Burada yoksul çocukların din adamlarına özgü cüppeleri andıran mavi pelerinler giymesi, okul üniformalarının ilk örneklerinden biri olarak kabul ediliyor.
Özellikle İngiltere’deki üst sınıf okullarıyla özdeşleşen bu uygulama, prestijli okullarda belirgin kuralların uygulanmasıyla devam etti. Amerika’da ise okul üniformaları başlangıçta daha çok özel ve kilise okullarıyla sınırlıyken 1980’lerin sonlarına doğru kamu okullarında da benimsenmeye başlandı.
1987’de Maryland ve Washington, DC’deki bazı devlet okulları, gönüllülük esasına dayalı üniforma programları başlatmıştı. Bu programlar, öğrenciler arasında disiplin ve eşitlik sağlamayı amaçlıyordu. Baltimore’daki Cherry Hill İlkokulu, üniforma uygulamasını en çok benimseyen okul oldu ve hemen ardından New York gibi büyük şehirlerde de benzer uygulamalar hız kazandı.

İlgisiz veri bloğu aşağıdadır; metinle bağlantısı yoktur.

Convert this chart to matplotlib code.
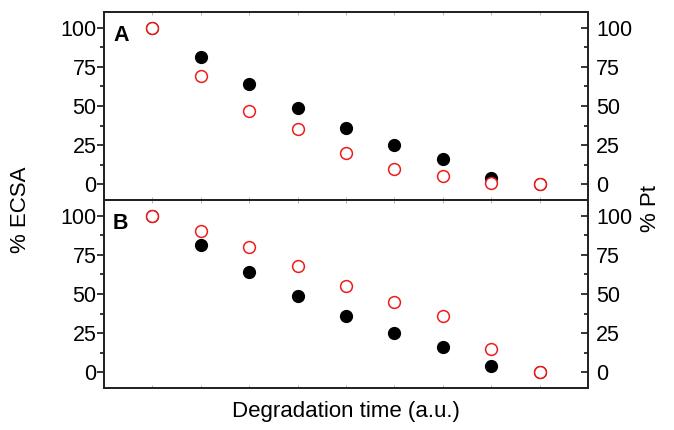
import numpy as np
import matplotlib.pyplot as plt
from matplotlib.ticker import MultipleLocator

plt.rcParams['font.family'] = ['Liberation Sans', 'DejaVu Sans']

# degradation steps (a.u.)
steps = [1, 2, 3, 4, 5, 6, 7, 8, 9]
# % ECSA (filled black), same in both panels
ecsa = [100, 81, 64, 49, 36, 25, 16, 4, 0]
# % Pt (open red)
pt_a = [100, 69, 47, 35, 20, 10, 5, 1, 0]
pt_b = [100, 90, 80, 68, 55, 45, 36, 15, 0]
panel_labels = ['A', 'B']

fig = plt.figure(figsize=(6.74, 4.30), dpi=100)
L, R = 104 / 674, 588 / 674
ax_top = fig.add_axes([L, 1 - 200 / 430, R - L, 188 / 430])
ax_bot = fig.add_axes([L, 1 - 388 / 430, R - L, 188 / 430])

for ax, pt, lab in zip([ax_top, ax_bot], [pt_a, pt_b], panel_labels):
    ax.plot(steps, ecsa, 'o', color='black', markersize=8.5, zorder=3)
    ax.plot(steps, pt, 'o', markerfacecolor='white', markeredgecolor='#ee1c1c',
            markeredgewidth=1.1, markersize=8.5, zorder=4)
    ax.set_xlim(0, 10)
    ax.set_ylim(-10, 110)
    ax.set_xticks(steps)
    ax.tick_params(axis='x', direction='in', length=2, width=0.6, color='#aaaaaa',
                   labelbottom=False, top=True)
    ax.yaxis.set_major_locator(MultipleLocator(25))
    ax.yaxis.set_minor_locator(MultipleLocator(12.5))
    ax.tick_params(axis='y', which='major', direction='out', length=4.8, width=1.1,
                   labelsize=15.5, pad=0.5)
    ax.tick_params(axis='y', which='minor', direction='out', length=2.7, width=1.1)

    # right-hand % Pt axis, ticks pointing inward
    axr = ax.twinx()
    axr.set_ylim(-10, 110)
    axr.yaxis.set_major_locator(MultipleLocator(25))
    axr.yaxis.set_minor_locator(MultipleLocator(12.5))
    axr.tick_params(axis='y', which='major', direction='in', length=4.8, width=1.1,
                    labelsize=15.5, pad=5.8)
    axr.tick_params(axis='y', which='minor', direction='in', length=2.7, width=1.1)

    for a in (ax, axr):
        for s in a.spines.values():
            s.set_linewidth(1.3)
            s.set_color('#222222')
    ax.text(0.0186, 0.875, lab, transform=ax.transAxes, fontsize=15.5,
            fontweight='bold', ha='left', va='center')

fig.text(20 / 674, 1 - 210 / 430, '% ECSA', rotation=90, fontsize=16,
         ha='center', va='center')
fig.text(650 / 674, 1 - 209 / 430, '% Pt', rotation=90, fontsize=16,
         ha='center', va='center')
fig.text(346 / 674, 1 - 412 / 430, 'Degradation time (a.u.)', fontsize=16,
         ha='center', va='center')

fig.savefig('out.png', dpi=100)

Türkiye’de ise ilk üniforma uygulamaları, Cumhuriyet’in ilanından sonra modern eğitim sistemine geçişle başladı. 1920’li yıllarda laik ve milli bir eğitim sisteminin benimsenmesiyle okullarda, öğrencilerin belirli bir kıyafet giymesi zorunlu hâle geldi. Bu dönemde üniformalar, modernleşmenin ve Batılı eğitim anlayışının bir sembolü olarak görülüyordu.
1980’ler ve 1990’larda Türkiye’de tüm okullarda tek tip kıyafet uygulaması zorunlu hâle geldi. Bu uygulama, öğrenciler arasında ekonomik farklılıkların görünürlüğünü azaltmayı ve disiplinli bir okul ortamını teşvik etmeyi amaçlıyordu.
2010’larda serbest kıyafet uygulamasına geçilse de bazı okullar üniforma kullanmaya devam etti. Günümüzde ise devlet okullarının çoğunda serbest kıyafet uygulaması sürüyor.